Deputy of the Bürgerschaft of Bremen
- In office 13 October 1947 – August 1959
- Constituency: Bremen

Personal details
- Born: 25 September 1916 Bremen, German Empire
- Died: 11 June 1993 (aged 76) Bremen, Germany
- Party: Christian Democratic Union (1946–1959) German Party (1959–1961) All-German Bloc/League of Expellees and Deprived of Rights (1962–1964) National Democratic Party (1964–1967) National People's Party (1967) German Party
- Occupation: Politician

= Friedrich Thielen =

German politician (1916–1993)

Friedrich-Georg "Fritz" Thielen (25 September 1916 - 11 June 1993) was a German politician with the Christian Democratic Union (CDU), the German Party, the Gesamtdeutsche Partei and the National Democratic Party of Germany (NPD).

Thielen was born in Bremen and after working as a sawmill operator in Germany and in brickyards in occupied Ukraine, Thielen became a soldier in 1943 until the end of World War II. After the war he became a successful businessman in the building trade in Bremen.
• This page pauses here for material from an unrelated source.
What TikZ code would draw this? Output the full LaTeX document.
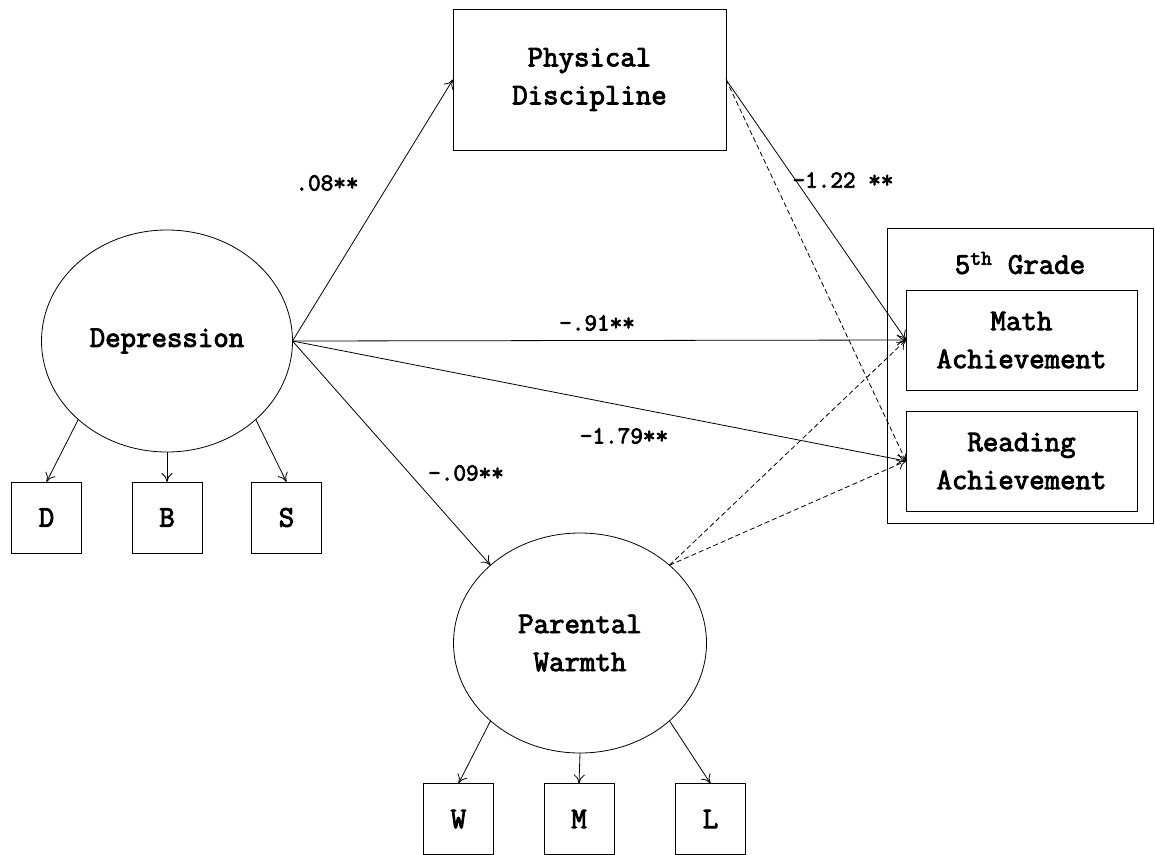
\documentclass[tikz,border=0pt]{standalone}
\usepackage{fontspec}
\newfontfamily\diagfont{Latin Modern Mono}[FakeBold=3]
\usetikzlibrary{shapes.geometric,arrows.meta}
\begin{document}
\begin{tikzpicture}[x=1pt,y=-1pt,
  every node/.style={font=\fontsize{30}{38}\selectfont\diagfont, align=center, inner sep=0pt, outer sep=0pt},
  latent/.style={draw, ellipse, line width=0.8pt, minimum width=251pt, minimum height=222pt},
  obsbox/.style={draw, rectangle, line width=0.8pt},
  indbox/.style={obsbox, minimum width=70pt, minimum height=71pt},
  coef/.style={font=\fontsize{24.5}{28}\selectfont\diagfont},
  path/.style={line width=0.8pt, -{To[length=9pt,width=11pt]}},
  dpath/.style={path, dash pattern=on 5pt off 3pt}
]
\useasboundingbox (0,0) rectangle (1155,854);
% latent variables
\node[latent] (dep) at (167,341) {Depression};
\node[latent, minimum width=253pt, minimum height=220pt] (pw) at (580,643) {Parental\\Warmth};
% mediator
\node[obsbox, minimum width=273pt, minimum height=141pt] (pd) at (589.5,79.5) {Physical\\Discipline};
% outcomes
\node[obsbox, minimum width=266pt, minimum height=295pt] (grade) at (1020,375.5) {};
\node (gtitle) at (1020,263) {5\textsuperscript{th} Grade};
\node[obsbox, minimum width=231pt, minimum height=100pt] (math) at (1021.5,340) {Math\\Achievement};
\node[obsbox, minimum width=231pt, minimum height=100pt] (read) at (1021.5,461) {Reading\\Achievement};
% indicators
\node[indbox] (D) at (46.5,517.5) {D};
\node[indbox] (B) at (167,517.5) {B};
\node[indbox] (S) at (286.5,517.5) {S};
\node[indbox] (W) at (458.5,819) {W};
\node[indbox] (M) at (579,819) {M};
\node[indbox] (L) at (710.5,819) {L};
% measurement paths
\draw[path] (dep.south west) -- (D.north);
\draw[path] (dep.south) -- (B.north);
\draw[path] (dep.south east) -- (S.north);
\draw[path] (pw.south west) -- (W.north);
\draw[path] (pw.south) -- (M.north);
\draw[path] (pw.south east) -- (L.north);
% structural paths
\draw[path] (dep.east) -- (pd.west);
\draw[path] (dep.east) -- (math.west);
\draw[path] (dep.east) -- (read.west);
\draw[path] (dep.east) -- (pw.north west);
\draw[path] (pd.east) -- (math.west);
\draw[dpath] (pd.east) -- (read.west);
\draw[dpath] (pw.north east) -- (math.west);
\draw[dpath] (pw.north east) -- (read.west);
% coefficients
\node[coef] (c1) at (327,183) {.08**};
\node[coef] (c2) at (843,180) {-1.22 **};
\node[coef] (c3) at (597,323) {-.91**};
\node[coef] (c4) at (624,436) {-1.79**};
\node[coef] (c5) at (466,473) {-.09**};
\end{tikzpicture}
\end{document}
He joined the CDU in 1946 and became a leading figure locally before decamping to join the German Party in 1958, becoming one of its leading figures. In this capacity he merged his party into the newly formed NPD and became the first leader of the party. Replaced by Adolf von Thadden in 1967 he left the NPD and reactivated the German Party locally, with little success.